Same with the radio. Reception wouldn't come in. Went to dealer about 3 or 4 times. They kept on replacing the attenna and who knows what else. After years of no am/fm radio, my brother finally put in an aftermarket Sony head unit. He had a radio from there on.
Whenever it rained the cars' drive belts would always be squealing. Somehow after several trips and about a year and a half going to the dealer, they did something and it wasn't a problem again.
As far as refinement, some things about them have been a bit better, some not as good. His current 2001 VR6 GTI, I would say is less refined and satisfying than my '02 Touring PT Cruiser, though most things are extremely similar. The PTs higher center of gravity makes you feel the tug under extreme cornering. When you throw the GTI into a corner, the suspension initially flops over in an extremely unrefined manner, but then quickly takes a set. I also confirmed this by driving straight and turning the wheel quickly, side by side a few inches. The cars' body would bounce from side to side instead of just sort of tracking in a 'slithering' type of motion. My dad's '97 Caravan put it to shame in refinement in that respect, not to mention my PT.
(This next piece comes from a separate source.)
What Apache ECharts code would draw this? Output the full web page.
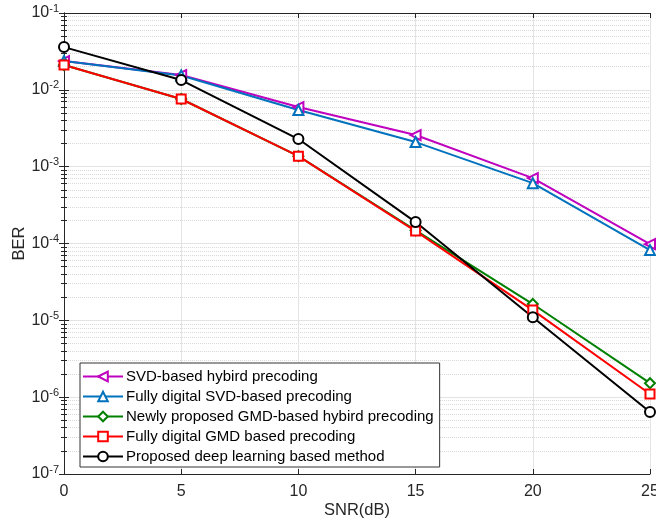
<!DOCTYPE html>
<html>
<head>
<meta charset="utf-8">
<script src="https://cdn.jsdelivr.net/npm/echarts@6/dist/echarts.min.js"></script>
<style>html,body{margin:0;padding:0;background:#fff}#c{width:656px;height:520px}</style>
</head>
<body>
<div id="c"></div>
<script>
var snr = [0, 5, 10, 15, 20, 25];
var svdHybrid = [0.0237, 0.0156, 0.00597, 0.00258, 0.00071, 0.000098];
var svdDigital = [0.0237, 0.0154, 0.00546, 0.00209, 0.00061, 0.000082];
var gmdHybrid = [0.021, 0.0076, 0.00137, 0.000148, 0.0000163, 0.00000152];
var gmdDigital = [0.021, 0.0076, 0.00137, 0.000145, 0.0000136, 0.0000011];
var deepLearning = [0.036, 0.0134, 0.00229, 0.00019, 0.000011, 0.00000064];
var seriesNames = ['SVD-based hybird precoding', 'Fully digital SVD-based precoding', 'Newly proposed GMD-based hybird precoding', 'Fully digital GMD based precoding', 'Proposed deep learning based method'];

function pairs(ys) { return snr.map(function (x, i) { return [x, ys[i]]; }); }
var font = 'Liberation Sans, Arial, sans-serif';

function mk(name, data, color, symbol, rot, size) {
  return {
    name: name, type: 'line', data: pairs(data), symbol: symbol, symbolSize: size || 9,
    symbolRotate: rot || 0,
    lineStyle: { color: color, width: 2 },
    itemStyle: { color: color, borderColor: color, borderWidth: 1.6 },
    emphasis: { disabled: true }, z: 5
  };
}

var chart = echarts.init(document.getElementById('c'));
chart.setOption({
  animation: false,
  backgroundColor: '#fff',
  grid: { left: 64, right: 6, top: 13, bottom: 46, containLabel: false, outerBoundsMode: 'none' },
  xAxis: [{
    type: 'value', min: 0, max: 25, interval: 5,
    name: 'SNR(dB)', nameLocation: 'middle', nameGap: 28, nameMoveOverlap: false,
    nameTextStyle: { fontFamily: font, fontSize: 16.5, color: '#262626' },
    axisLine: { lineStyle: { color: '#262626', width: 1 } },
    axisTick: { inside: true, length: 5, lineStyle: { color: '#262626' } },
    axisLabel: { fontFamily: font, fontSize: 16, color: '#262626', margin: 10 },
    splitLine: { show: true, lineStyle: { color: '#e3e3e3', width: 1 } }
  }, {
    type: 'value', min: 0, max: 25, interval: 5, position: 'top',
    axisLine: { show: true, onZero: false, lineStyle: { color: '#262626', width: 1 } },
    axisTick: { inside: true, length: 5, lineStyle: { color: '#262626' } },
    axisLabel: { show: false }, splitLine: { show: false }
  }],
  yAxis: [{
    type: 'log', logBase: 10, min: 1e-7, max: 1e-1,
    name: 'BER', nameLocation: 'middle', nameGap: 36, nameMoveOverlap: false,
    nameTextStyle: { fontFamily: font, fontSize: 16.5, color: '#262626' },
    axisLine: { show: true, lineStyle: { color: '#262626', width: 1 } },
    axisTick: { show: true, inside: true, length: 5, lineStyle: { color: '#262626' } },
    minorTick: { show: true, splitNumber: 9, length: 3, lineStyle: { color: '#262626' } },
    minorSplitLine: { show: true, lineStyle: { color: '#d9d9d9', width: 1, type: 'dotted' } },
    axisLabel: {
      margin: 5,
      formatter: function (v) { return '{b|10}{s|' + Math.round(Math.log10(v)) + '}'; },
      rich: {
        b: { fontFamily: font, fontSize: 16, color: '#262626' },
        s: { fontFamily: font, fontSize: 11, color: '#262626', padding: [0, 0, 9, 0] }
      }
    },
    splitLine: { show: true, lineStyle: { color: '#e3e3e3', width: 1 } }
  }, {
    type: 'log', logBase: 10, min: 1e-7, max: 1e-1, position: 'right',
    axisLine: { show: true, lineStyle: { color: '#262626', width: 1 } },
    axisTick: { show: true, inside: true, length: 5, lineStyle: { color: '#262626' } },
    minorTick: { show: true, splitNumber: 9, length: 3, lineStyle: { color: '#262626' } },
    axisLabel: { show: false }, splitLine: { show: false }
  }],
  legend: {
    data: seriesNames, orient: 'vertical', left: 80, top: 363,
    itemWidth: 40, itemHeight: 12, itemGap: 5,
    padding: [6, 6, 3, 2],
    borderColor: '#333', borderWidth: 1, backgroundColor: '#fff',
    textStyle: { fontFamily: font, fontSize: 15, color: '#000', padding: [0, 0, 0, -2] }
  },
  series: [
    mk(seriesNames[0], svdHybrid, '#bf00bf', 'emptyTriangle', 90, 10),
    mk(seriesNames[1], svdDigital, '#0072bd', 'emptyTriangle', 0, 10),
    mk(seriesNames[2], gmdHybrid, '#008000', 'emptyDiamond', 0, 10),
    mk(seriesNames[3], gmdDigital, '#ff0000', 'emptyRect', 0, 9),
    mk(seriesNames[4], deepLearning, '#000000', 'emptyCircle', 0, 10)
  ]
});
</script>
</body>
</html>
When taking both cars on a tight clover leaf, I could get them to nearly the same speed, with again the GTIs lower center of gravity being the biggest apparent difference. Of course I can put a Lazy Boy chair with all doors closed in a PT so there is a trade-off. Plus the PT is more refined over bumps and undulations
The only thing that stood above my PT was under hard braking, his GTI does not dive in the slightest amount. As hard as my PT can brake(tests have shown 183 feet from 70-0mph), it does take a slight forward set, though progressively, under hard braking.
The GTI shifter is slightly sloppy and definitely vague. For a car these days that's supposed to be a lot about refinement and feel(it's German remember?), it's quite bad. Really no better than the shifter in the '88 Sunbird turbo I had. Quite amazing.
Surprising too, is he has the optional stereo system and it has nothing on the base system in my PT. I think when I was looking on-line it was about a $400+ option.
I did an oil change for him 2 weeks ago. I won't blame VW, as he bought it used at a Nissan dealership, but the oil plug was hard to loosen. When it did loosen you could tell it didn't feel right coming out. I took it slow, running it back and forth to try and get it to hopefully realign or something. When it came out there was one, nice big sliver of thread from the aluminum pan. At least it looked better than it felt.
I told him to get mobil 1 EP. And after the next change do yearly changes, maybe longer. I'll put in some lube control about every 1000 miles too. The whole point, is the less that plug comes out, the better chance it will be to save him from a ~$500 repair. Here we go again.